Another DuPonter said employees were preparing for something like this given the company's efforts to reduce costs and the fact that the pension contribution for active employees was cut by roughly 75% nearly a decade ago.
"I think everyone was expecting this," he said. "They have eliminated the final one-third."
Norman Stein, a professor of pension and employee benefits law at Drexel University in Philadelphia, said the move hurts older, longtime employees. Typically, most pension plans' retirement payouts are based on a workers' final salary before they leave the company.
"Most defined benefit plans reward longevity and loyalty because the most valuable benefits are the ones you accrue toward the the end of your career," he said. "The implied nature of the pension promise is that if an employee gives a company their career, they are going to get a good retirement."
DuPont announced the changes in a letter to employees from Benito Cachinero-Sanchez, senior vice president of human resources.
"The DuPont board and our senior management team recently completed an extensive and thoughtful evaluation of our retirement benefits, and determined that additional changes need to be implemented beginning in 2018," Cachinero-Sanchez wrote. "The changes will reflect another step in our multi-year analysis and bring us closer to the practices of our global peer set."
DuPont emphasized the changes are not a result of the Dow merger, but rather an attempt to align with industry trends and practices. Since 1998, 23% of Fortune 500 employees have stopped contributing to their primary pension plan, and 15% closed it to new hires. During that same period, 40% of Fortune 500 companies have offered only some type of 401(k).
Stein said many companies are following DuPont's path of closing the plan to new employees before ending contributions for active workers.
"It's often part of a multi-step process," he said.
Retirees and active employees have expressed concern over the security of DuPont's pension obligation. The company's obligation totals $26.1 billion, but the fund only has $17.5 billion of assets. This year was the first time DuPont had contributed to the plan since 2012. A group of DuPont pensioners launched a Facebook page that now has more than 5,000 members.
Craig Skaggs, a second-generation DuPont worker and former lobbyist for the company, created the site for retirees to exchange pension information. The Facebook page has spawned a 300-member sister site for active employees. Skaggs said eliminating contributions for active employees has sparked concerns among some retirees.
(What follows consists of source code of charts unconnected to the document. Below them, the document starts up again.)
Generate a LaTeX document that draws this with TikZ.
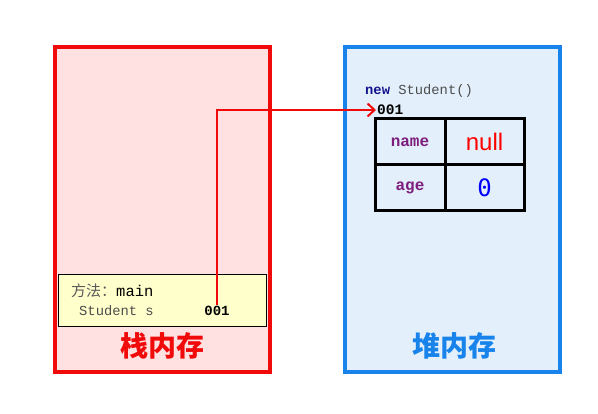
\documentclass[tikz,border=0pt]{standalone}
\usepackage{fontspec}
\setmonofont{Liberation Mono}
\newfontfamily\cjk{Noto Sans CJK SC}
\newfontfamily\valfont{DejaVu Sans Mono}
\newfontfamily\valsans{Liberation Sans}
\usetikzlibrary{arrows.meta}
\definecolor{stackred}{RGB}{240,10,10}
\definecolor{stackpink}{RGB}{255,225,225}
\definecolor{heapblue}{RGB}{24,132,235}
\definecolor{heapfill}{RGB}{227,239,251}
\definecolor{frameyellow}{RGB}{255,255,204}
\definecolor{fieldpurple}{RGB}{125,30,125}
\definecolor{kwnavy}{RGB}{20,20,140}
\begin{document}
\begin{tikzpicture}[x=1pt,y=-1pt,
  cell/.style={draw=black,line width=3pt,minimum height=46pt,inner sep=0pt},
  field/.style={font=\ttfamily\bfseries\fontsize{16}{16}\selectfont,text=fieldpurple},
  area/.style={font=\cjk\bfseries\fontsize{28}{28}\selectfont}]
\useasboundingbox (0,0) rectangle (598,414);
\fill[white] (0,0) rectangle (598,414);
%stack and heap areas
\draw[line width=4pt,stackred,fill=stackpink] (55,47) rectangle (270,372);
\draw[line width=4pt,heapblue,fill=heapfill] (345,47) rectangle (560,372);
\draw[fill=frameyellow] (58,274) rectangle (266,326);
\node[area,text=stackred] (stack) at (162,346) {栈内存};
\node[area,text=heapblue] (heap) at (454,346) {堆内存};
%method frame
\node[anchor=west,inner sep=0pt] (method) at (71,291) {{\cjk\fontsize{15}{15}\selectfont\color{black!65}方法：}{\ttfamily\fontsize{15.5}{15.5}\selectfont main}};
\node[anchor=west,inner sep=0pt] (var) at (79,311) {\ttfamily\fontsize{13.8}{13.8}\selectfont\color{black!70}Student s};
\node[inner sep=1pt] (ref) at (217,311) {\ttfamily\bfseries\fontsize{14}{14}\selectfont 001};
%object
\node[anchor=west,inner sep=0pt] (new) at (365,91) {\ttfamily\fontsize{13.8}{13.8}\selectfont{\bfseries\color{kwnavy}new} \color{black!70}Student()};
\node[anchor=west,inner sep=1pt] (addr) at (376,110) {\ttfamily\bfseries\fontsize{14.5}{14.5}\selectfont 001};
\node[cell,minimum width=70pt] (name) at (410,142) {};
\node[cell,minimum width=79pt] (nameval) at (484.5,142) {};
\node[cell,minimum width=70pt] (age) at (410,188) {};
\node[cell,minimum width=79pt] (ageval) at (484.5,188) {};
\node[field] at (name) {name};
\node[field] at (age) {age};
\node[font=\valsans\fontsize{24}{24}\selectfont,text=red] at (nameval) {null};
\node[font=\valfont\fontsize{24}{24}\selectfont,text=blue] at (ageval) {0};
%reference
\draw[stackred,line width=2pt,-{Straight Barb[length=7pt,width=13pt]}] (ref.north) |- (addr.west);
\end{tikzpicture}
\end{document}
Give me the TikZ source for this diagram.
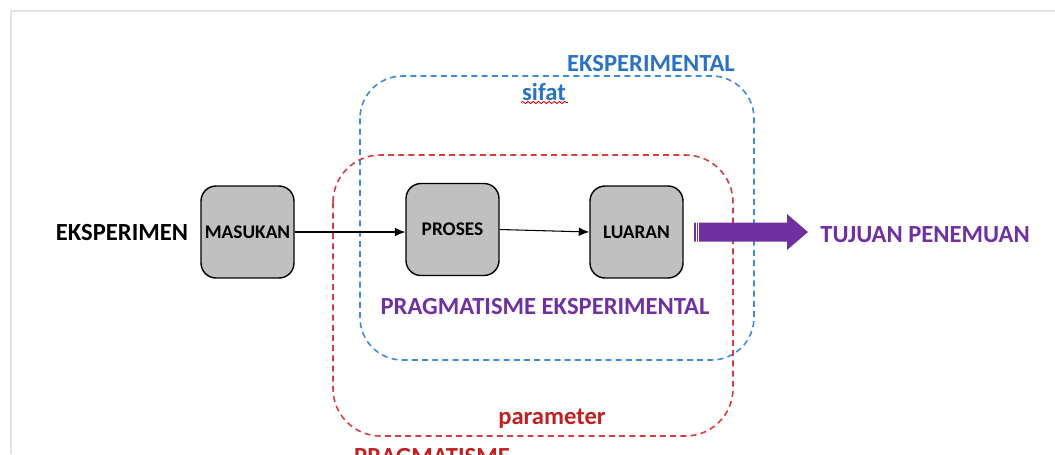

"It has been a drip, drip, drip of destruction," Skaggs said. "People are saying pulling our medical benefits is the next obvious move. We worry more about losing our health benefits than losing our pensions completely."
Earlier this year, DuPont sought to reduce its pension obligation by offering a buyout to 18,000 retirees. The retirees traded their future pensions for lump-sum payments or an earlier, but smaller monthly annuity instead of waiting until they reach 62 to collect the traditional pension. The buyout will be paid out through the end of this year.
Retirees have claimed DuPont's pension is only 67% funded. Under Pension Benefit Guarantee Corp., a government agency that provides a safety net for retirees, a plan is considered healthy only if it is greater than 80% funded. If a plan falls below the 80% threshold, PBGC launches an investigation.
In September, DuPont spokesman Dan Turner had confirmed that DuPont has never been under a PBGC investigation, but the agency has requested additional corporate financial and pension plan information. The additional information was used for oversight, monitoring and other purposes.
DuPont contends the plan is actually 93% funded. The difference is a 2010 federal law that offers companies a new way to measure pension funding levels. Under the law, known as Moving Ahead for Progress in the 21st Century, or MAP-21, companies can calculate their funding level using a 25-year average of interest rates instead of the two-year average businesses traditionally used.